» **EXTRACTED DATA**:
-- Start --
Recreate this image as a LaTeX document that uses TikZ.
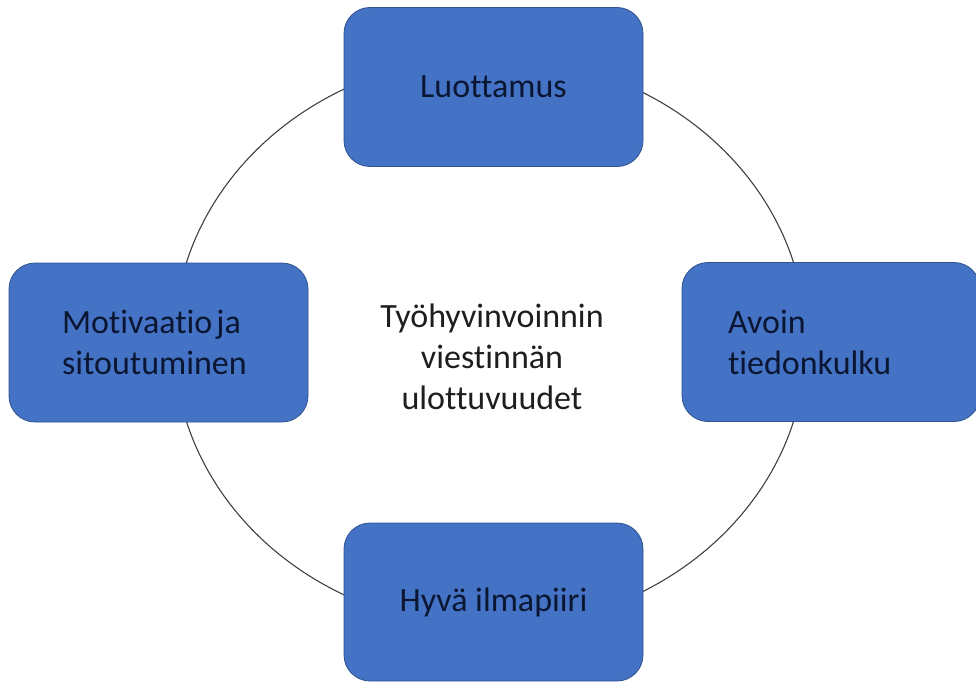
\documentclass[tikz,border=0pt]{standalone}
\usepackage{fontspec}
\setmainfont{Carlito}[Ligatures={NoCommon}]
\definecolor{boxfill}{RGB}{68,114,196}
\definecolor{boxedge}{RGB}{47,82,143}
\definecolor{boxtext}{RGB}{10,22,50}
\definecolor{ringline}{RGB}{64,64,64}
\definecolor{centertext}{RGB}{30,30,30}
\begin{document}
\begin{tikzpicture}[x=1pt,y=-1pt,
  every node/.style={font=\fontsize{34}{41}\selectfont},
  topicbox/.style={rectangle, rounded corners=26pt, fill=boxfill, draw=boxedge,
    line width=0.8pt, text=boxtext, inner sep=0pt,
    minimum width=299pt, minimum height=159pt},
  ring/.style={draw=ringline, line width=1.1pt}]
  \useasboundingbox (0,0) rectangle (976,682);
  % ring behind the four topics
  \draw[ring] (490,342) ellipse [x radius=316, y radius=285];
  % topic boxes
  \node[topicbox] (trust) at (493.5,87) {Luottamus};
  \node[topicbox, minimum height=158pt] (climate) at (493.5,602) {Hyvä ilmapiiri};
  \node[topicbox, align=left, text width=193pt] (motivation) at (158.5,342.5)
    {Motivaatio\hspace{0.12em}ja\\sitoutuminen};
  \node[topicbox, align=left, text width=206pt, minimum width=298pt] (info) at (831,342)
    {Avoin\\tiedonkulku};
  % title in the middle of the ring
  \node[align=center, text=centertext, inner sep=0pt] (title) at (492,357)
    {Työhyvinvoinnin\\viestinnän\\ulottuvuudet};
\end{tikzpicture}
\end{document}
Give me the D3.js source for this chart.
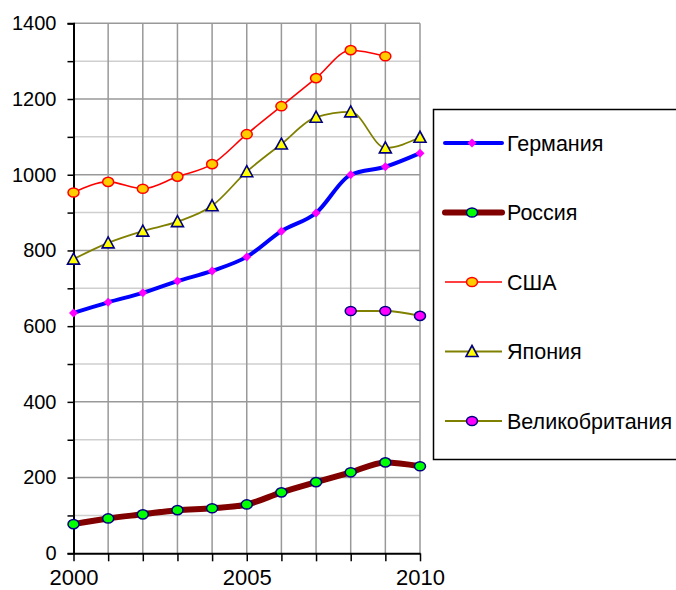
<!DOCTYPE html>
<html>
<head>
<meta charset="utf-8">
<script src="https://cdn.jsdelivr.net/npm/d3@7"></script>
<style>
  body { margin: 0; background: #fff; }
  svg { display: block; font-family: "Liberation Sans", Arial, sans-serif; }
</style>
</head>
<body>
<div id="chart"></div>
<script>
const years = [2000, 2001, 2002, 2003, 2004, 2005, 2006, 2007, 2008, 2009, 2010];
const germany = [635, 663, 688, 719, 746, 783, 851, 899, 1000, 1021, 1057];
const russia = [77, 92, 103, 114, 119, 129, 161, 188, 214, 240, 230];
const usa = [953, 981, 963, 995, 1028, 1107, 1181, 1255, 1329, 1313, null];
const japan = [777, 820, 851, 876, 918, 1008, 1081, 1152, 1166, 1071, 1099];
const uk = [null, null, null, null, null, null, null, null, 640, 640, 627];
const yTicks = [0, 200, 400, 600, 800, 1000, 1200, 1400];
const xLabels = [2000, 2005, 2010];

const width = 676, height = 590;
const margin = { top: 23.3, right: 256, bottom: 36.7, left: 73.5 };

const svg = d3.select("#chart").append("svg")
    .attr("width", width)
    .attr("height", height);

const x = d3.scaleLinear()
    .domain([2000, 2010])
    .range([margin.left, width - margin.right]);

const y = d3.scaleLinear()
    .domain([0, 1400])
    .range([height - margin.bottom, margin.top]);

// grid: minor horizontal lines first (every 100), then major
svg.append("g")
    .selectAll("line")
    .data(d3.range(100, 1400, 200))
    .join("line")
    .attr("x1", x(2000)).attr("x2", x(2010))
    .attr("y1", d => y(d)).attr("y2", d => y(d))
    .attr("stroke", "#cfcfcf")
    .attr("stroke-width", 1.5);

svg.append("g")
    .selectAll("line")
    .data(yTicks.slice(1))
    .join("line")
    .attr("x1", x(2000)).attr("x2", x(2010))
    .attr("y1", d => y(d)).attr("y2", d => y(d))
    .attr("stroke", "#999")
    .attr("stroke-width", 1.5);

svg.append("g")
    .selectAll("line")
    .data(years.slice(1))
    .join("line")
    .attr("x1", d => x(d)).attr("x2", d => x(d))
    .attr("y1", y(0)).attr("y2", y(1400))
    .attr("stroke", "#999")
    .attr("stroke-width", 1.5);

// Y axis
const yAxis = svg.append("g")
    .attr("transform", `translate(${margin.left},0)`)
    .call(d3.axisLeft(y)
        .tickValues(d3.range(0, 1401, 100))
        .tickSize(6)
        .tickPadding(11)
        .tickFormat(d => d % 200 === 0 ? d : ""));
yAxis.select(".domain").attr("stroke", "#000").attr("stroke-width", 2);
yAxis.selectAll(".tick line").attr("stroke", "#000").attr("stroke-width", 1.5);
yAxis.selectAll("text")
    .attr("font-size", 20)
    .attr("font-family", "Liberation Sans, Arial, sans-serif")
    .attr("fill", "#000");

// X axis
const xAxis = svg.append("g")
    .attr("transform", `translate(0,${y(0)})`)
    .call(d3.axisBottom(x)
        .tickValues(years)
        .tickSize(8)
        .tickSizeOuter(0)
        .tickPadding(8)
        .tickFormat(d => xLabels.includes(d) ? d : ""));
xAxis.select(".domain").attr("stroke", "#000").attr("stroke-width", 2);
xAxis.selectAll(".tick line").attr("stroke", "#000").attr("stroke-width", 1.5);
xAxis.selectAll("text")
    .attr("font-size", 22)
    .attr("font-family", "Liberation Sans, Arial, sans-serif")
    .attr("fill", "#000");

const line = d3.line()
    .defined(d => d[1] != null)
    .x(d => x(d[0]))
    .y(d => y(d[1]))
    .curve(d3.curveMonotoneX);

const series = [
  { name: "Германия", values: germany, stroke: "#0000ff", width: 4, marker: "diamond", fill: "#ff00ff", edge: "none" },
  { name: "Россия", values: russia, stroke: "#800000", width: 6, marker: "circle", fill: "#00ff00", edge: "#000080" },
  { name: "США", values: usa, stroke: "#ff0000", width: 1.6, marker: "circle", fill: "#ffcc00", edge: "#ff0000" },
  { name: "Япония", values: japan, stroke: "#808000", width: 1.8, marker: "triangle", fill: "#ffff00", edge: "#000080" },
  { name: "Великобритания", values: uk, stroke: "#808000", width: 1.8, marker: "circle", fill: "#ff00ff", edge: "#000080" }
];

function drawMarker(g, s, cx, cy) {
  if (s.marker === "circle") {
    g.append("ellipse")
      .attr("cx", cx).attr("cy", cy)
      .attr("rx", 5.5).attr("ry", 4.6)
      .attr("fill", s.fill)
      .attr("stroke", s.edge)
      .attr("stroke-width", 1.5);
  } else if (s.marker === "diamond") {
    g.append("path")
      .attr("d", `M${cx},${cy - 4.5}L${cx + 4.5},${cy}L${cx},${cy + 4.5}L${cx - 4.5},${cy}Z`)
      .attr("fill", s.fill);
  } else {
    g.append("path")
      .attr("d", `M${cx},${cy - 6}L${cx + 6},${cy + 5}L${cx - 6},${cy + 5}Z`)
      .attr("fill", s.fill)
      .attr("stroke", s.edge)
      .attr("stroke-width", 1.6)
      .attr("stroke-linejoin", "miter");
  }
}

for (let s of series) {
  let pts = years.map((yr, i) => [yr, s.values[i]]);
  let g = svg.append("g").attr("class", "series");
  g.append("path")
    .datum(pts)
    .attr("fill", "none")
    .attr("stroke", s.stroke)
    .attr("stroke-width", s.width)
    .attr("stroke-linejoin", "round")
    .attr("d", line);
  for (let p of pts.filter(p => p[1] != null)) {
    drawMarker(g, s, x(p[0]), y(p[1]));
  }
}

// legend
const legend = svg.append("g");
legend.append("rect")
    .attr("x", 433.5).attr("y", 109.5)
    .attr("width", 260).attr("height", 350)
    .attr("fill", "#fff")
    .attr("stroke", "#000")
    .attr("stroke-width", 1.5);

const legendY = d3.scalePoint()
    .domain(series.map(s => s.name))
    .range([143, 421]);

for (let s of series) {
  let ly = legendY(s.name);
  let g = legend.append("g");
  g.append("line")
    .attr("x1", 445).attr("x2", 502)
    .attr("y1", ly).attr("y2", ly)
    .attr("stroke", s.stroke)
    .attr("stroke-width", s.width)
    .attr("stroke-linecap", s.width > 3 ? "round" : "butt");
  drawMarker(g, s, 472, ly);
  g.append("text")
    .attr("x", 507)
    .attr("y", ly)
    .attr("dy", "0.36em")
    .attr("font-size", 21.5)
    .attr("fill", "#000")
    .text(s.name);
}
</script>
</body>
</html>
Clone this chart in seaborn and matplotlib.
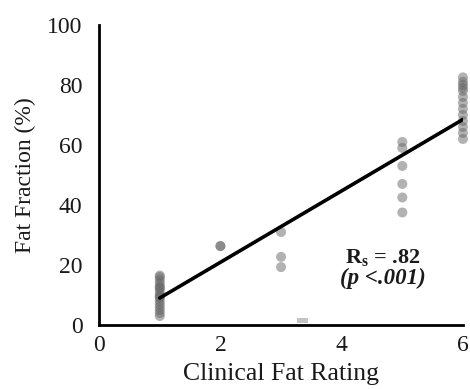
import numpy as np
import pandas as pd
import seaborn as sns
from matplotlib import pyplot as plt

# values
rating = [1] * 17 + [2, 2] + [3, 3, 3] + [5] * 6 + [6] * 13
fat_fraction = [3, 4, 5, 6, 7, 8, 9, 9.5, 10, 11, 12, 12.5, 13, 14, 15, 16, 16.5,
                26.3, 26.3,
                31, 22.7, 19.3,
                61, 59, 53, 47, 42.5, 37.5,
                62, 64, 66, 68, 70, 72, 74, 76, 78, 79, 80, 81, 82.5]
fit_x = [1, 6]
fit_y = [9, 68.5]
stray_x = [3.35]
stray_y = [1.6]

x_ticks = [0, 2, 4, 6]
y_ticks = [0, 20, 40, 60, 80, 100]

df = pd.DataFrame({"rating": rating, "fat": fat_fraction})

sns.set_theme(style="white")
plt.rcParams["font.family"] = ["Liberation Serif", "DejaVu Serif"]
plt.rcParams["mathtext.fontset"] = "custom"
plt.rcParams["mathtext.bf"] = "Liberation Serif:bold"
plt.rcParams["mathtext.rm"] = "Liberation Serif"

fig = plt.figure(figsize=(4.7, 3.89), dpi=100)
ax = fig.add_axes([0.211, 0.1645, 0.774, 0.7715])

sns.scatterplot(data=df, x="rating", y="fat", ax=ax, color="#666666", alpha=0.5,
                s=52, edgecolor="none", clip_on=False, zorder=2)
sns.lineplot(x=fit_x, y=fit_y, ax=ax, color="black", linewidth=2.6, zorder=3)

dash = [(-1, -0.45), (1, -0.45), (1, 0.45), (-1, 0.45)]
ax.scatter(stray_x, stray_y, marker=dash, s=60, color="#c4c4c4", edgecolor="none",
           clip_on=False, zorder=2)

ax.set_xlim(0, 6)
ax.set_ylim(0, 100)
ax.set_xticks(x_ticks)
ax.set_yticks(y_ticks)
ax.tick_params(axis="both", length=0, labelsize=17, colors="#1a1a1a")
ax.tick_params(axis="y", pad=12)
ax.tick_params(axis="x", pad=7)

ax.set_xlabel("Clinical Fat Rating", fontsize=18.5, color="#1a1a1a", labelpad=5)
ax.set_ylabel("Fat Fraction (%)", fontsize=17, color="#1a1a1a", labelpad=8)

for side in ["top", "right"]:
    ax.spines[side].set_visible(False)
for side in ["left", "bottom"]:
    ax.spines[side].set_color("black")
    ax.spines[side].set_linewidth(2)

ax.text(4.68, 22.5, r"$\mathbf{R_s}$ = .82", fontsize=16, fontweight="bold",
        ha="center", va="center", color="#1a1a1a")
ax.text(4.68, 15.5, "(p <.001)", fontsize=16.5, fontweight="bold", fontstyle="italic",
        ha="center", va="center", color="#1a1a1a")

fig.savefig("out.png", dpi=100)
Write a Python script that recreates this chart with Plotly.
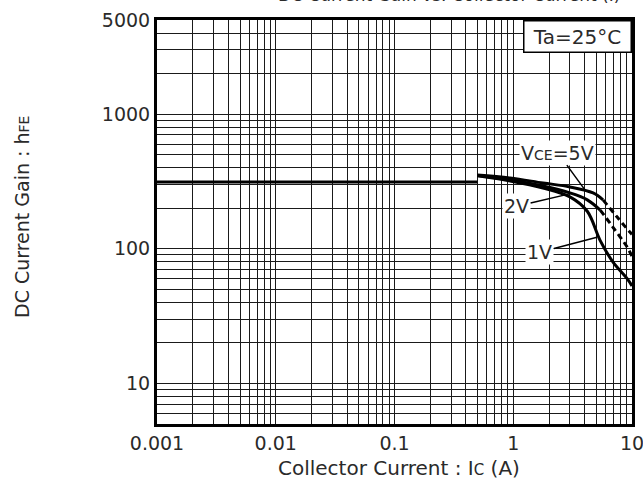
import plotly.graph_objects as go
import numpy as np

# ---- data ----
ic_5v = [0.5, 0.94, 1.78, 3.0, 4.7, 5.7, 7.5, 9.6, 10]
hfe_5v = [353, 336, 308, 288, 260, 231, 172, 133, 128]
ic_2v = [0.5, 0.94, 1.78, 3.0, 4.2, 5.4, 6.9, 9.1, 10]
hfe_2v = [350, 324, 293, 260, 231, 194, 145, 103, 88]
ic_1v = [0.5, 0.94, 1.78, 3.0, 4.2, 5.4, 6.9, 9.1, 10]
hfe_1v = [348, 319, 283, 243, 190, 115, 80, 60, 53]
dash_from_5v = 5.7
dash_from_2v = 5.4
dash_from_1v = 99  # solid throughout
ic_flat = [0.001, 0.5]
hfe_flat = [313, 313]

x_ticks = [0.001, 0.01, 0.1, 1, 10]
x_ticklabels = ["0.001", "0.01", "0.1", "1", "10"]
y_ticks = [10, 100, 1000, 5000]
y_ticklabels = ["10", "100", "1000", "5000"]

FONT = "DejaVu Sans, Liberation Sans, Arial, sans-serif"
TXT = "#2a2a2a"

fig = go.Figure()

def add_curve(ic, hfe, split):
    ic = list(ic); hfe = list(hfe)
    solid_x = [x for x in ic if x <= split]
    solid_y = hfe[:len(solid_x)]
    fig.add_trace(go.Scatter(x=solid_x, y=solid_y, mode="lines",
                             line=dict(color="black", width=3, shape="spline"),
                             showlegend=False, hoverinfo="skip"))
    if len(solid_x) < len(ic):
        k = len(solid_x) - 1
        fig.add_trace(go.Scatter(x=ic[k:], y=hfe[k:], mode="lines",
                                 line=dict(color="black", width=3, dash="6px,4px", shape="spline"),
                                 showlegend=False, hoverinfo="skip"))

fig.add_trace(go.Scatter(x=ic_flat, y=hfe_flat, mode="lines",
                         line=dict(color="black", width=3),
                         showlegend=False, hoverinfo="skip"))
add_curve(ic_5v, hfe_5v, dash_from_5v)
add_curve(ic_2v, hfe_2v, dash_from_2v)
add_curve(ic_1v, hfe_1v, dash_from_1v)

grid = dict(showgrid=True, gridcolor="#1a1a1a", gridwidth=1.4)

fig.update_xaxes(type="log", range=[np.log10(0.001), np.log10(10)],
                 tickvals=x_ticks, ticktext=x_ticklabels, automargin=False,
                 ticklabeloverflow="allow",
                 ticks="", showline=True, mirror=True, linecolor="black", linewidth=3,
                 minor=dict(dtick="D1", ticks="", **grid), **grid,
                 tickfont=dict(family=FONT, size=19, color=TXT), zeroline=False)
fig.update_yaxes(type="log", range=[np.log10(5), np.log10(5000)],
                 tickvals=y_ticks, ticktext=y_ticklabels, automargin=False,
                 ticklabeloverflow="allow",
                 ticks="", showline=True, mirror=True, linecolor="black", linewidth=3,
                 minor=dict(dtick="D1", ticks="", **grid), **grid,
                 tickfont=dict(family=FONT, size=19, color=TXT), zeroline=False)

ann = []
ann.append(dict(text="DC Current Gain vs. Collector Current (I)", xref="paper", yref="paper",
                x=0.615, y=1, xanchor="center", yanchor="bottom", yshift=13, showarrow=False,
                font=dict(family=FONT, size=17, color=TXT)))
ann.append(dict(text="Collector Current : I<span style='font-size:15px'>C</span> (A)", xref="paper", yref="paper",
                x=0.5, y=0, xanchor="center", yanchor="middle", xshift=4, yshift=-44, showarrow=False,
                font=dict(family=FONT, size=20, color=TXT)))
ann.append(dict(text="DC Current Gain : h<span style='font-size:14px'>FE</span>", xref="paper", yref="paper",
                x=0, y=0.5, xanchor="center", yanchor="middle", xshift=-135, yshift=5, textangle=-90,
                showarrow=False, font=dict(family=FONT, size=19, color=TXT)))
ann.append(dict(text="&nbsp;Ta=25°C&nbsp;", xref="paper", yref="paper", x=1, y=1, xanchor="right", yanchor="top",
                showarrow=False, bgcolor="white", bordercolor="black", borderwidth=1.5, borderpad=3,
                font=dict(family=FONT, size=20, color=TXT)))
# curve labels
ann.append(dict(text="V<span style='font-size:14px'>CE</span>=5V", x=np.log10(4.0), y=np.log10(275),
                ax=-27, ay=-37, showarrow=True, arrowhead=0, arrowwidth=1.5, arrowcolor="black",
                bgcolor="white", font=dict(family=FONT, size=19, color=TXT)))
ann.append(dict(text="2V", x=np.log10(3.1), y=np.log10(258), ax=-55, ay=13,
                showarrow=True, arrowhead=0, arrowwidth=1.5, arrowcolor="black",
                bgcolor="white", font=dict(family=FONT, size=19, color=TXT)))
ann.append(dict(text="1V", x=np.log10(5.07), y=np.log10(122), ax=-57, ay=15,
                showarrow=True, arrowhead=0, arrowwidth=1.5, arrowcolor="black",
                bgcolor="white", font=dict(family=FONT, size=19, color=TXT)))

fig.update_layout(width=643, height=483, margin=dict(l=157, r=11, t=20, b=59),
                  plot_bgcolor="white", paper_bgcolor="white", annotations=ann,
                  showlegend=False)

fig.write_html("out.html", config={"displayModeBar": False},
               post_script="document.body.style.margin='0px';")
-- End --
» **TO BE DONE**: Pictures are not part of the copy. Write out only the lines from the one containing "Clone this chart in seaborn and matplotlib." through the one containing "stray_y = [1.6]", exactly as they stand, both included.

» **REPLY TO THE EXERCISE**:
Clone this chart in seaborn and matplotlib.
import numpy as np
import pandas as pd
import seaborn as sns
from matplotlib import pyplot as plt

# values
rating = [1] * 17 + [2, 2] + [3, 3, 3] + [5] * 6 + [6] * 13
fat_fraction = [3, 4, 5, 6, 7, 8, 9, 9.5, 10, 11, 12, 12.5, 13, 14, 15, 16, 16.5,
                26.3, 26.3,
                31, 22.7, 19.3,
                61, 59, 53, 47, 42.5, 37.5,
                62, 64, 66, 68, 70, 72, 74, 76, 78, 79, 80, 81, 82.5]
fit_x = [1, 6]
fit_y = [9, 68.5]
stray_x = [3.35]
stray_y = [1.6]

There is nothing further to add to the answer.